++++ Source excerpt
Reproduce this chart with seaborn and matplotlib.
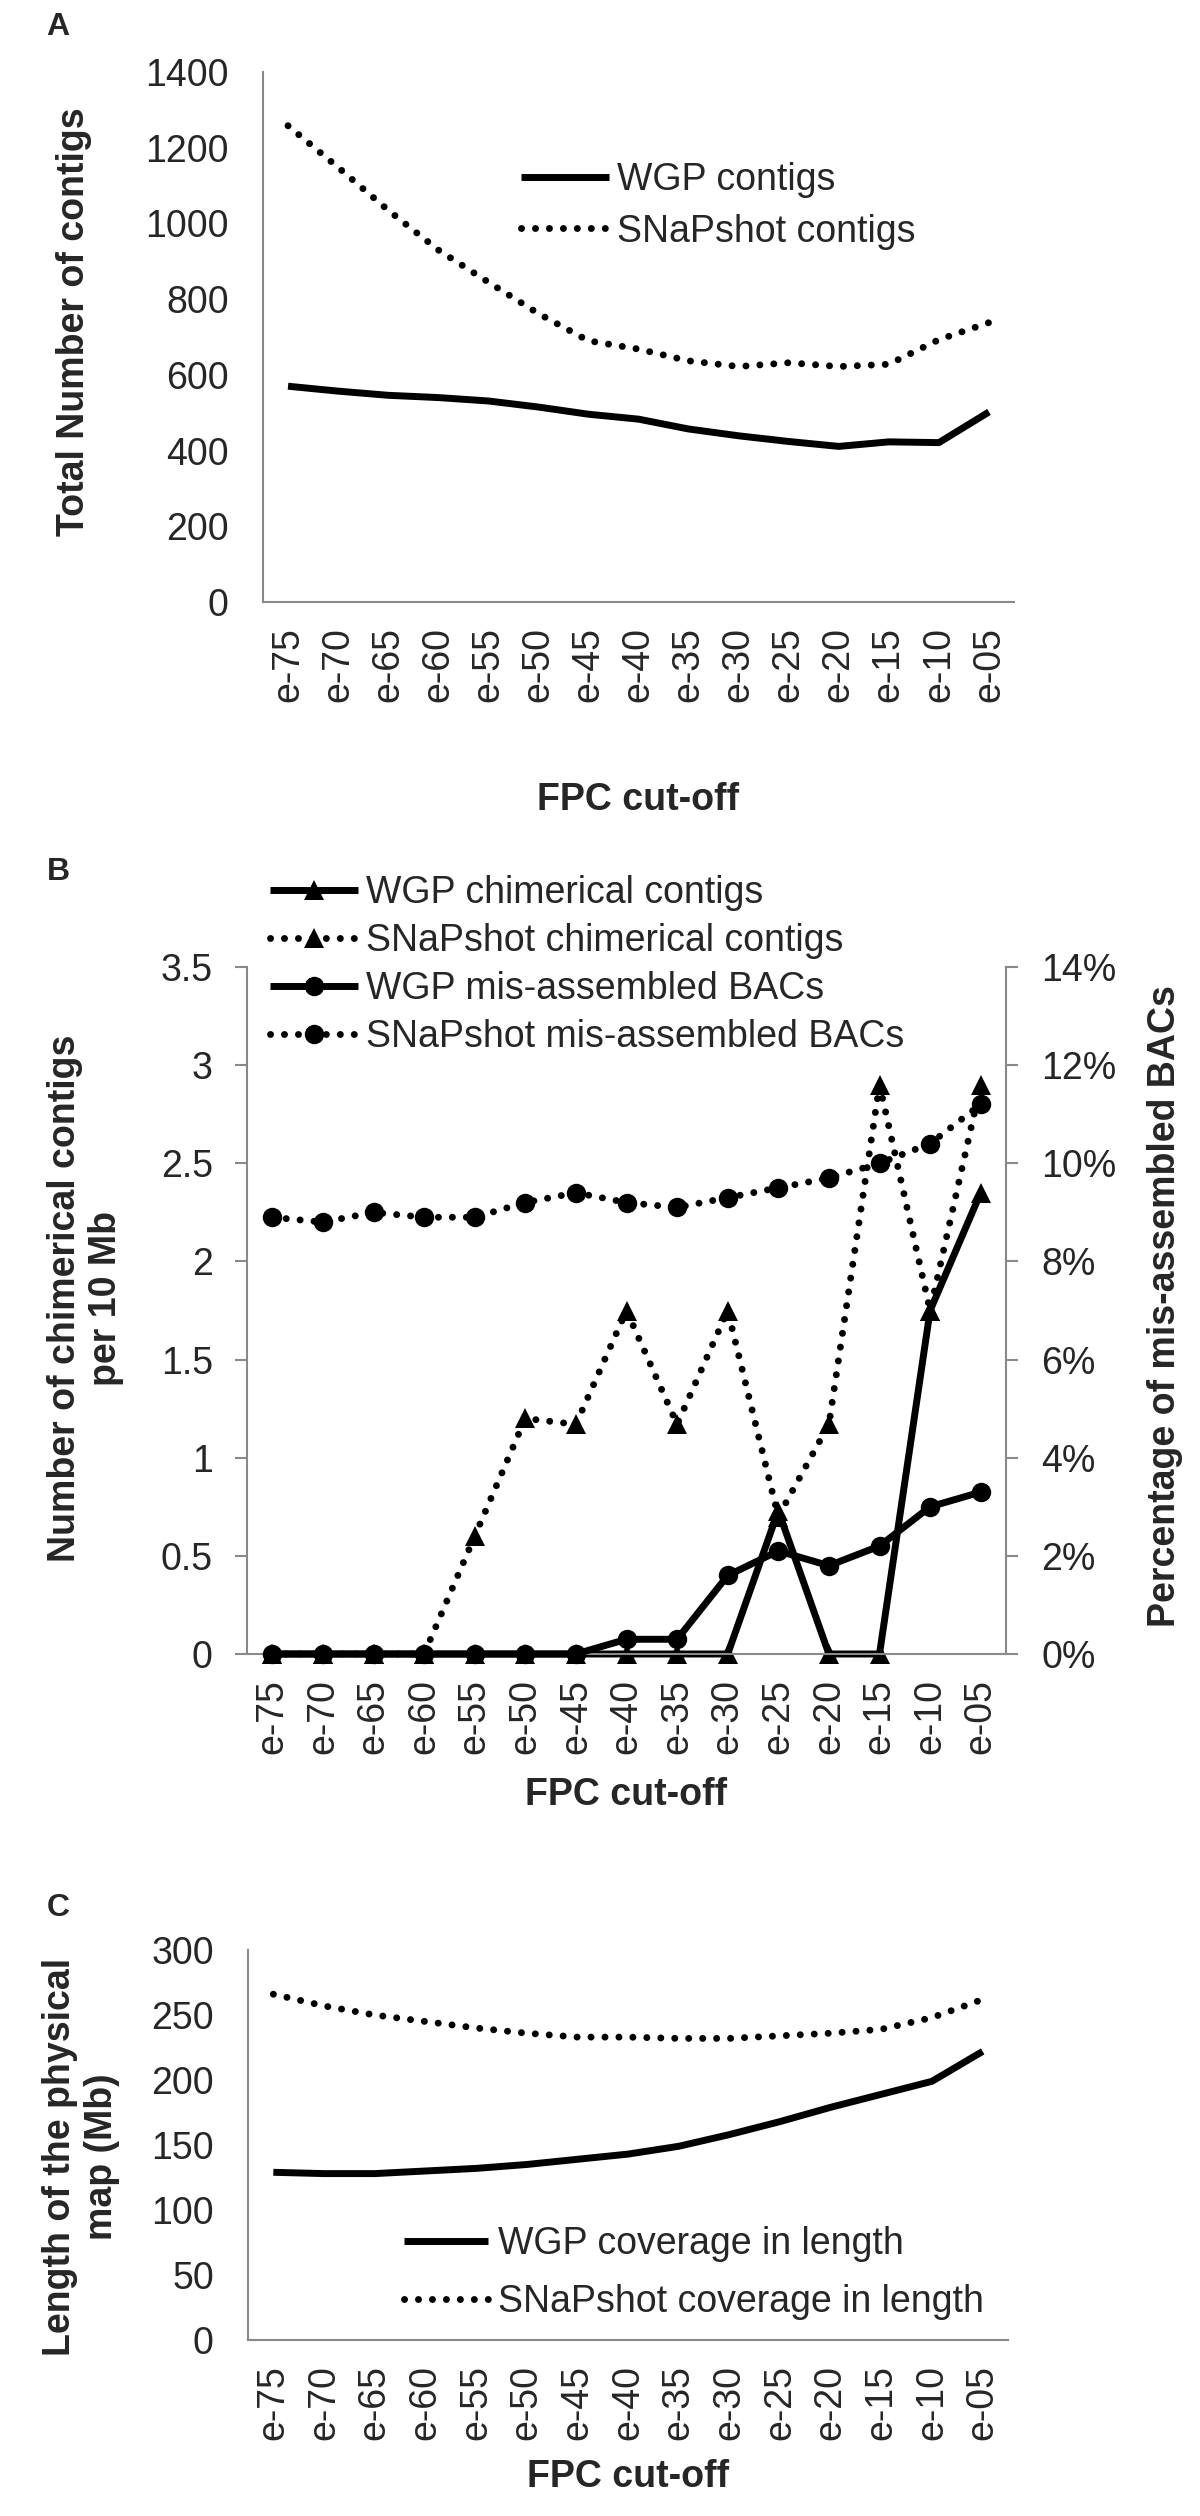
import numpy as np
import pandas as pd
import matplotlib
matplotlib.use('Agg')
import matplotlib.pyplot as plt
from matplotlib.ticker import FuncFormatter
import seaborn as sns

# FPC cut-off categories (shared by all three panels)
cutoffs = ['e-75', 'e-70', 'e-65', 'e-60', 'e-55', 'e-50', 'e-45', 'e-40',
           'e-35', 'e-30', 'e-25', 'e-20', 'e-15', 'e-10', 'e-05']

# panel A: total number of contigs
wgp_contigs = [570, 557, 546, 540, 531, 515, 496, 483, 457, 439, 424, 411, 423, 421, 502]
snap_contigs = [1258, 1148, 1035, 930, 845, 762, 690, 668, 637, 622, 632, 622, 628, 693, 738]

# panel B: chimerical contigs per 10 Mb (left) and % mis-assembled BACs (right)
wgp_chim = [0, 0, 0, 0, 0, 0, 0, 0, 0, 0, 0.73, 0, 0, 1.75, 2.35]
snap_chim = [0, 0, 0, 0, 0.6, 1.2, 1.17, 1.75, 1.17, 1.75, 0.7, 1.17, 2.9, 1.75, 2.9]
wgp_bac_pct = [0, 0, 0, 0, 0, 0, 0, 0.3, 0.3, 1.6, 2.1, 1.8, 2.2, 3.0, 3.3]
snap_bac_pct = [8.9, 8.8, 9.0, 8.9, 8.9, 9.2, 9.4, 9.2, 9.1, 9.3, 9.5, 9.7, 10.0, 10.4, 11.2]

# panel C: length of the physical map (Mb)
wgp_len = [129, 128, 128, 130, 132, 135, 139, 143, 149, 158, 168, 179, 189, 199, 222]
snap_len = [266, 257, 250, 245, 240, 236, 233, 233, 232, 232, 234, 236, 239, 248, 262]

df_a = pd.DataFrame({'cutoff': cutoffs, 'wgp': wgp_contigs, 'snap': snap_contigs})
df_b = pd.DataFrame({'cutoff': cutoffs, 'wgp_chim': wgp_chim, 'snap_chim': snap_chim,
                     'wgp_bac': wgp_bac_pct, 'snap_bac': snap_bac_pct})
df_c = pd.DataFrame({'cutoff': cutoffs, 'wgp': wgp_len, 'snap': snap_len})

sns.set_style('white')
plt.rcParams['font.family'] = ['Liberation Sans', 'DejaVu Sans']

W, H = 1200, 2516
FS = 27
GREY = '#898989'
LW = 5
DOT = dict(linestyle=(0, (0.01, 2.0)), dash_capstyle='round')
SOLID = dict(linestyle='-', solid_capstyle='butt')

fig = plt.figure(figsize=(W / 100, H / 100), dpi=100)


def px_axes(left, top, right, bottom):
    return fig.add_axes([left / W, 1 - bottom / H, (right - left) / W, (bottom - top) / H])


def style_axes(ax):
    for s in ['top', 'right']:
        ax.spines[s].set_visible(False)
    for s in ['left', 'bottom']:
        ax.spines[s].set_color(GREY)
        ax.spines[s].set_linewidth(1.5)
    ax.set_xlim(-0.5, 14.5)
    ax.set_xticks(range(len(cutoffs)))
    ax.set_xticklabels(cutoffs)
    ax.set_xticks(np.arange(-0.5, len(cutoffs), 1), minor=True)
    ax.tick_params(axis='x', which='major', length=0, pad=18, labelrotation=90, labelsize=FS)
    ax.tick_params(axis='x', which='minor', length=8.6, width=1.5, color=GREY, direction='out')
    ax.tick_params(axis='y', length=8.6, width=1.5, color=GREY, direction='out', pad=16, labelsize=FS)
    ax.set_xlabel('')
    ax.set_ylabel('')


def drop_auto_legend(ax):
    if ax.get_legend() is not None:
        ax.get_legend().remove()


def set_labels(ax, xlab_y, ylab, ylab_xy):
    ax.set_xlabel('FPC cut-off', fontsize=FS, fontweight='bold', va='center')
    ax.xaxis.set_label_coords(0.5, xlab_y)
    ax.set_ylabel(ylab, fontsize=FS, fontweight='bold', va='center', ha='center', multialignment='center')
    ax.yaxis.set_label_coords(*ylab_xy)


# ---------------- panel A ----------------
ax_a = px_axes(263, 72, 1014, 602)
sns.lineplot(data=df_a, x='cutoff', y='wgp', ax=ax_a, color='black', linewidth=LW,
             sort=False, label='WGP contigs', **SOLID)
sns.lineplot(data=df_a, x='cutoff', y='snap', ax=ax_a, color='black', linewidth=LW,
             sort=False, label='SNaPshot contigs', **DOT)
drop_auto_legend(ax_a)
style_axes(ax_a)
ax_a.set_ylim(0, 1400)
ax_a.set_yticks(np.arange(0, 1401, 200))
set_labels(ax_a, -0.3736, 'Total Number of contigs', (-0.2517, 0.528))
h, l = ax_a.get_legend_handles_labels()
ax_a.legend(h, l, loc='center left', bbox_to_anchor=(521 / W, 1 - 206 / H),
            bbox_transform=fig.transFigure, frameon=False, fontsize=FS,
            handlelength=2.35, handletextpad=0.2, labelspacing=0.4,
            borderpad=0, borderaxespad=0)

# ---------------- panel B ----------------
ax_b = px_axes(247, 967, 1006, 1654)
sns.lineplot(data=df_b, x='cutoff', y='wgp_chim', ax=ax_b, color='black', linewidth=LW,
             sort=False, marker='^', markersize=14, markeredgewidth=0,
             markeredgecolor='black', label='WGP chimerical contigs', clip_on=False, **SOLID)
sns.lineplot(data=df_b, x='cutoff', y='snap_chim', ax=ax_b, color='black', linewidth=LW,
             sort=False, marker='^', markersize=14, markeredgewidth=0,
             markeredgecolor='black', label='SNaPshot chimerical contigs', clip_on=False, **DOT)
drop_auto_legend(ax_b)
style_axes(ax_b)
ax_b.set_ylim(0, 3.5)
ax_b.set_yticks(np.arange(0, 3.51, 0.5))
ax_b.yaxis.set_major_formatter(FuncFormatter(lambda v, p: f'{v:g}'))

ax_b2 = ax_b.twinx()
sns.lineplot(data=df_b, x='cutoff', y='wgp_bac', ax=ax_b2, color='black', linewidth=LW,
             sort=False, marker='o', markersize=14, markeredgewidth=0,
             markeredgecolor='black', label='WGP mis-assembled BACs', clip_on=False, **SOLID)
sns.lineplot(data=df_b, x='cutoff', y='snap_bac', ax=ax_b2, color='black', linewidth=LW,
             sort=False, marker='o', markersize=14, markeredgewidth=0,
             markeredgecolor='black', label='SNaPshot mis-assembled BACs', clip_on=False, **DOT)
drop_auto_legend(ax_b2)
for s in ['top', 'left', 'bottom']:
    ax_b2.spines[s].set_visible(False)
ax_b2.spines['right'].set_color(GREY)
ax_b2.spines['right'].set_linewidth(1.5)
ax_b2.set_xlim(-0.5, 14.5)
ax_b2.set_ylim(0, 14)
ax_b2.set_yticks(np.arange(0, 15, 2))
ax_b2.yaxis.set_major_formatter(FuncFormatter(lambda v, p: f'{v:.0f}%'))
ax_b2.tick_params(axis='y', length=8.6, width=1.5, color=GREY, direction='out', pad=17, labelsize=FS)
ax_b2.set_xlabel('')
ax_b2.set_ylabel('Percentage of mis-assembled BACs', fontsize=FS, fontweight='bold',
                 rotation=90, va='center', ha='center')
ax_b2.yaxis.set_label_coords(1.2095, 0.507)

set_labels(ax_b, -0.205, 'Number of chimerical contigs\nper 10 Mb', (-0.213, 0.518))
h1, l1 = ax_b.get_legend_handles_labels()
h2, l2 = ax_b2.get_legend_handles_labels()
ax_b2.legend([h1[0], h1[1], h2[0], h2[1]], [l1[0], l1[1], l2[0], l2[1]],
             loc='center left', bbox_to_anchor=(270 / W, 1 - 965 / H),
             bbox_transform=fig.transFigure, frameon=False, fontsize=FS,
             handlelength=2.35, handletextpad=0.2, labelspacing=0.32,
             borderpad=0, borderaxespad=0, numpoints=1)

# ---------------- panel C ----------------
ax_c = px_axes(248, 1950, 1008, 2340)
sns.lineplot(data=df_c, x='cutoff', y='wgp', ax=ax_c, color='black', linewidth=LW,
             sort=False, label='WGP coverage in length', **SOLID)
sns.lineplot(data=df_c, x='cutoff', y='snap', ax=ax_c, color='black', linewidth=LW,
             sort=False, label='SNaPshot coverage in length', **DOT)
drop_auto_legend(ax_c)
style_axes(ax_c)
ax_c.set_ylim(0, 300)
ax_c.set_yticks(np.arange(0, 301, 50))
set_labels(ax_c, -0.351, 'Length of the physical\nmap (Mb)', (-0.22, 0.47))
h, l = ax_c.get_legend_handles_labels()
ax_c.legend(h, l, loc='center left', bbox_to_anchor=(404 / W, 1 - 2273 / H),
            bbox_transform=fig.transFigure, frameon=False, fontsize=FS,
            handlelength=2.25, handletextpad=0.25, labelspacing=0.59,
            borderpad=0, borderaxespad=0)

# panel letters
for letter, (x, y) in zip('ABC', [(46, 12), (47, 857), (47, 1893)]):
    fig.text(x / W, 1 - y / H, letter, fontsize=23, fontweight='bold', ha='left', va='top')

fig.savefig('out.png', dpi=100)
++++++++
What is being asked:
Could the lines from the top of the material through the line with "return fig.add_axes([left /" be repeated exactly, pictures left out?

Task output:
Reproduce this chart with seaborn and matplotlib.
import numpy as np
import pandas as pd
import matplotlib
matplotlib.use('Agg')
import matplotlib.pyplot as plt
from matplotlib.ticker import FuncFormatter
import seaborn as sns

# FPC cut-off categories (shared by all three panels)
cutoffs = ['e-75', 'e-70', 'e-65', 'e-60', 'e-55', 'e-50', 'e-45', 'e-40',
           'e-35', 'e-30', 'e-25', 'e-20', 'e-15', 'e-10', 'e-05']

# panel A: total number of contigs
wgp_contigs = [570, 557, 546, 540, 531, 515, 496, 483, 457, 439, 424, 411, 423, 421, 502]
snap_contigs = [1258, 1148, 1035, 930, 845, 762, 690, 668, 637, 622, 632, 622, 628, 693, 738]

# panel B: chimerical contigs per 10 Mb (left) and % mis-assembled BACs (right)
wgp_chim = [0, 0, 0, 0, 0, 0, 0, 0, 0, 0, 0.73, 0, 0, 1.75, 2.35]
snap_chim = [0, 0, 0, 0, 0.6, 1.2, 1.17, 1.75, 1.17, 1.75, 0.7, 1.17, 2.9, 1.75, 2.9]
wgp_bac_pct = [0, 0, 0, 0, 0, 0, 0, 0.3, 0.3, 1.6, 2.1, 1.8, 2.2, 3.0, 3.3]
snap_bac_pct = [8.9, 8.8, 9.0, 8.9, 8.9, 9.2, 9.4, 9.2, 9.1, 9.3, 9.5, 9.7, 10.0, 10.4, 11.2]

# panel C: length of the physical map (Mb)
wgp_len = [129, 128, 128, 130, 132, 135, 139, 143, 149, 158, 168, 179, 189, 199, 222]
snap_len = [266, 257, 250, 245, 240, 236, 233, 233, 232, 232, 234, 236, 239, 248, 262]

df_a = pd.DataFrame({'cutoff': cutoffs, 'wgp': wgp_contigs, 'snap': snap_contigs})
df_b = pd.DataFrame({'cutoff': cutoffs, 'wgp_chim': wgp_chim, 'snap_chim': snap_chim,
                     'wgp_bac': wgp_bac_pct, 'snap_bac': snap_bac_pct})
df_c = pd.DataFrame({'cutoff': cutoffs, 'wgp': wgp_len, 'snap': snap_len})

sns.set_style('white')
plt.rcParams['font.family'] = ['Liberation Sans', 'DejaVu Sans']

W, H = 1200, 2516
FS = 27
GREY = '#898989'
LW = 5
DOT = dict(linestyle=(0, (0.01, 2.0)), dash_capstyle='round')
SOLID = dict(linestyle='-', solid_capstyle='butt')

fig = plt.figure(figsize=(W / 100, H / 100), dpi=100)


def px_axes(left, top, right, bottom):
    return fig.add_axes([left / W, 1 - bottom / H, (right - left) / W, (bottom - top) / H])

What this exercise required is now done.